Directive:
Please print the lines between the one with "Give me the" and the one with "ax = fig.add_axes([0.104, 0.316, 0.896, 0.489])", both ends included, exactly as written, with no pictures.
>> START Excerpted data
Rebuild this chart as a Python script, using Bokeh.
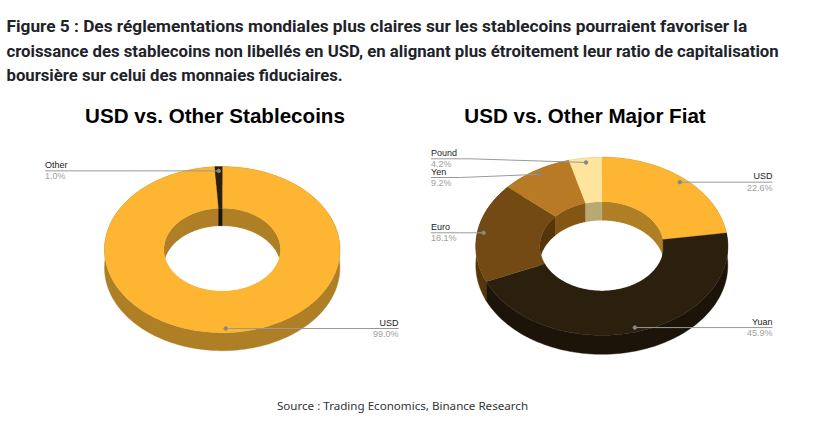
>> END Excerpted data
>> START Excerpted data
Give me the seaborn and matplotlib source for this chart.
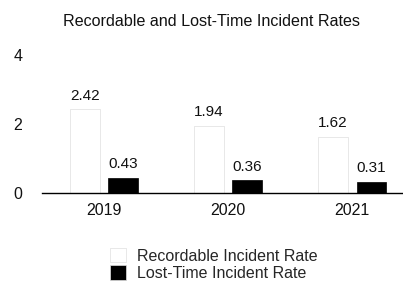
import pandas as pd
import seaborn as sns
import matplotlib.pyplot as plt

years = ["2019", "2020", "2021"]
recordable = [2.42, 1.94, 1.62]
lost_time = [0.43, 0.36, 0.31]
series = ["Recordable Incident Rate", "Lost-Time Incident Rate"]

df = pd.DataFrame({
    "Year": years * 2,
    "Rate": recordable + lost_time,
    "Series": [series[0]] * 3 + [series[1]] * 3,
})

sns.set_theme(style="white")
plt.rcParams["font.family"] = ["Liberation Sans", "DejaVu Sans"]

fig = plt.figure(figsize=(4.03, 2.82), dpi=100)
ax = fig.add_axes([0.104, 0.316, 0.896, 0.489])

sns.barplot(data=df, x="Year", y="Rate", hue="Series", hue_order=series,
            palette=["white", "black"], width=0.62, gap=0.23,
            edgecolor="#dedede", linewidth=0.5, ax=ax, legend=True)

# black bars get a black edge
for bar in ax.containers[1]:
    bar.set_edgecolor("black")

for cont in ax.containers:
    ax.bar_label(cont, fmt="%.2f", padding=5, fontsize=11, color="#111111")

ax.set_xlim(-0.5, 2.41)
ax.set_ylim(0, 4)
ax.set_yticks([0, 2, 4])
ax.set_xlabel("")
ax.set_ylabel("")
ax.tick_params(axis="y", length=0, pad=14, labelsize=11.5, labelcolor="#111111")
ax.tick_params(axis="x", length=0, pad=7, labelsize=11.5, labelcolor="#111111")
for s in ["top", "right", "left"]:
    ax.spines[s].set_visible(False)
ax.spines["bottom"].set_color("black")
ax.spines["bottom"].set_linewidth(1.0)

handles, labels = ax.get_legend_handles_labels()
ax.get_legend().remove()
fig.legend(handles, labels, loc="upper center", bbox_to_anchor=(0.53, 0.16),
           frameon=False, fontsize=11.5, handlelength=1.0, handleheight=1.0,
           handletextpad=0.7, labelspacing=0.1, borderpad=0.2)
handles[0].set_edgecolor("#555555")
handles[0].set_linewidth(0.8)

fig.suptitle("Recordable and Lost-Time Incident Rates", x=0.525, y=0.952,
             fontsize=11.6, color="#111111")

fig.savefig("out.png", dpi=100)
>> END Excerpted data
>> START Excerpted data
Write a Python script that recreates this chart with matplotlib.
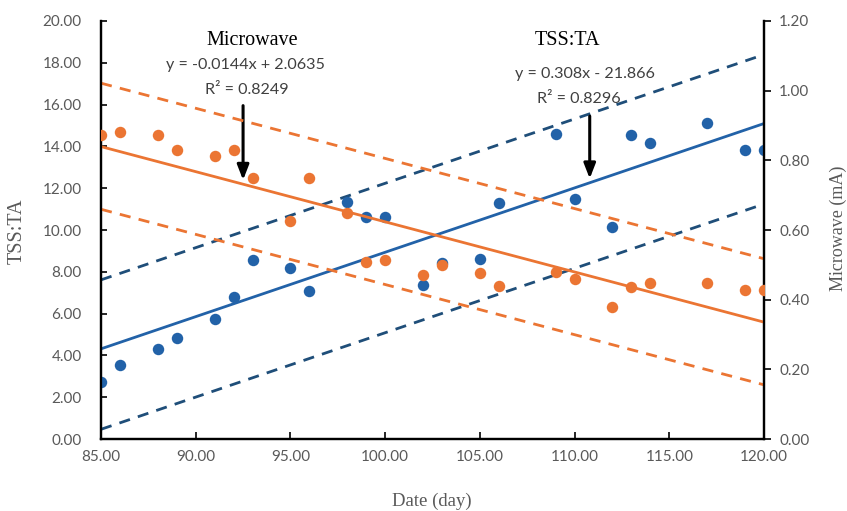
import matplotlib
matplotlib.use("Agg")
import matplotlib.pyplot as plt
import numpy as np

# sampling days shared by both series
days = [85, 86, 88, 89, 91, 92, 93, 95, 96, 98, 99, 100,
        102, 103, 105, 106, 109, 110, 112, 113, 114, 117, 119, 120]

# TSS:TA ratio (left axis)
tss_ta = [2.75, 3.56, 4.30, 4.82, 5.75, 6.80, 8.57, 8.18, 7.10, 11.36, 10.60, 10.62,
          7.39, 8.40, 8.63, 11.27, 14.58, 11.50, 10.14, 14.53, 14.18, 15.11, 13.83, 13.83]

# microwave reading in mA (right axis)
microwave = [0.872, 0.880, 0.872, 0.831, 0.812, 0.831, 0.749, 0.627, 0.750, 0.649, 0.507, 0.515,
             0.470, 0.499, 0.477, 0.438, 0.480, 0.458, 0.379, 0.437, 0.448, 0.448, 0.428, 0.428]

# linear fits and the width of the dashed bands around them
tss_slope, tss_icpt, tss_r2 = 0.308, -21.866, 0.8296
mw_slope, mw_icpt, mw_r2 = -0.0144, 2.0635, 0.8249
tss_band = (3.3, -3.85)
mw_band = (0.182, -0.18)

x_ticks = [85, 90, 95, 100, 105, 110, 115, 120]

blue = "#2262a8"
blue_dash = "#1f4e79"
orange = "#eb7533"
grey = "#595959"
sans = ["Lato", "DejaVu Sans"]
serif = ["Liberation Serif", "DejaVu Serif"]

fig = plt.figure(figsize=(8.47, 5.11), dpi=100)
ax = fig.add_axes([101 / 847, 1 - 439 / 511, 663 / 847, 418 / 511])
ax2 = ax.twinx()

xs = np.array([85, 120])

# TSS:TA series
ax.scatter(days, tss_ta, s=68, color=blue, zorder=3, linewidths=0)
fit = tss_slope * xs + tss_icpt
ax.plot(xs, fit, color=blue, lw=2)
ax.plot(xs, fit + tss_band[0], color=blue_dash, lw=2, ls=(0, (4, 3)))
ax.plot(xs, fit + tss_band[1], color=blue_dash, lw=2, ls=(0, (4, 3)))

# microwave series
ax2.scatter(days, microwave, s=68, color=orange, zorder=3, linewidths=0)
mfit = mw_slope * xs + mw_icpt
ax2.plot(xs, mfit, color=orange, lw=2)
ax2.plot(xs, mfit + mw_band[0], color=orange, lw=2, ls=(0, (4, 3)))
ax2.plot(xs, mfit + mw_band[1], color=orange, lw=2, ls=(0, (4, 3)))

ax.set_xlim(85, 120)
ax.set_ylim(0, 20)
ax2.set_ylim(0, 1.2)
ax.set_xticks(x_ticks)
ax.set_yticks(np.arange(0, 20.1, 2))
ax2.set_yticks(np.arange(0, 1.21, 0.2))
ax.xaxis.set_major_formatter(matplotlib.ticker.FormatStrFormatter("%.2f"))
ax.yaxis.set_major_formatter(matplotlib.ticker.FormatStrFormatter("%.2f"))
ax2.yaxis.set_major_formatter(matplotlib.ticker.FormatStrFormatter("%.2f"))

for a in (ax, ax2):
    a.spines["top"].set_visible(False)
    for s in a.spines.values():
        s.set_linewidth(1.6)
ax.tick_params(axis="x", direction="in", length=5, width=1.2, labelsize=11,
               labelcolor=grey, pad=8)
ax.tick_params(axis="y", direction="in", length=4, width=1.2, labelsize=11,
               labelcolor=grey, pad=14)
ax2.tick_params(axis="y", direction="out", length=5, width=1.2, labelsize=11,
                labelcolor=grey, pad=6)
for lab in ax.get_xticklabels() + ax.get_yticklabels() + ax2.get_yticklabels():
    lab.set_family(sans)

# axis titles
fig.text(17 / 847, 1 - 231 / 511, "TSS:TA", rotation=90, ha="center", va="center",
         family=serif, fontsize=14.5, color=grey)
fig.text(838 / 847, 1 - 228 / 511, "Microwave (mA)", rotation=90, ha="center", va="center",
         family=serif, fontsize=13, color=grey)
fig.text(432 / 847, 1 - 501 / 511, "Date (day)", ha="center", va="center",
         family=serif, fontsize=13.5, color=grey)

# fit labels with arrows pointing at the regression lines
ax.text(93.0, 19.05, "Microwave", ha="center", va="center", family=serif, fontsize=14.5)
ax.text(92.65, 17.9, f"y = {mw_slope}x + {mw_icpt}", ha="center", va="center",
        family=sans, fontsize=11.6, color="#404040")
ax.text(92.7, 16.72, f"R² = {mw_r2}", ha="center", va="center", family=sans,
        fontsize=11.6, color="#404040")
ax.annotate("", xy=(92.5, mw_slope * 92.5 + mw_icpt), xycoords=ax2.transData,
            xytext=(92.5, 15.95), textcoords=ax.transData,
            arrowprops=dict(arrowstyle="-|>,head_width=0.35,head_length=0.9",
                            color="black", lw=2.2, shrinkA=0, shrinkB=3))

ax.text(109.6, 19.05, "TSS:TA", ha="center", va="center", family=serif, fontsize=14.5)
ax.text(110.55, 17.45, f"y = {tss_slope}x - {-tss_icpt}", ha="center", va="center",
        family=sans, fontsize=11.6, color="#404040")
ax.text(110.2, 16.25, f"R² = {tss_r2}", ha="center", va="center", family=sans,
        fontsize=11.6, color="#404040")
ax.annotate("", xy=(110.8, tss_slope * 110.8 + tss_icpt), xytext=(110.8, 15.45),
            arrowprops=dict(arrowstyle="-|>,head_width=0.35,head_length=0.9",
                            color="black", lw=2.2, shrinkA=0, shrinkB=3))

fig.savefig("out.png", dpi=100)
>> END Excerpted data
Exercise output:
Give me the seaborn and matplotlib source for this chart.
import pandas as pd
import seaborn as sns
import matplotlib.pyplot as plt

years = ["2019", "2020", "2021"]
recordable = [2.42, 1.94, 1.62]
lost_time = [0.43, 0.36, 0.31]
series = ["Recordable Incident Rate", "Lost-Time Incident Rate"]

df = pd.DataFrame({
    "Year": years * 2,
    "Rate": recordable + lost_time,
    "Series": [series[0]] * 3 + [series[1]] * 3,
})

sns.set_theme(style="white")
plt.rcParams["font.family"] = ["Liberation Sans", "DejaVu Sans"]

fig = plt.figure(figsize=(4.03, 2.82), dpi=100)
ax = fig.add_axes([0.104, 0.316, 0.896, 0.489])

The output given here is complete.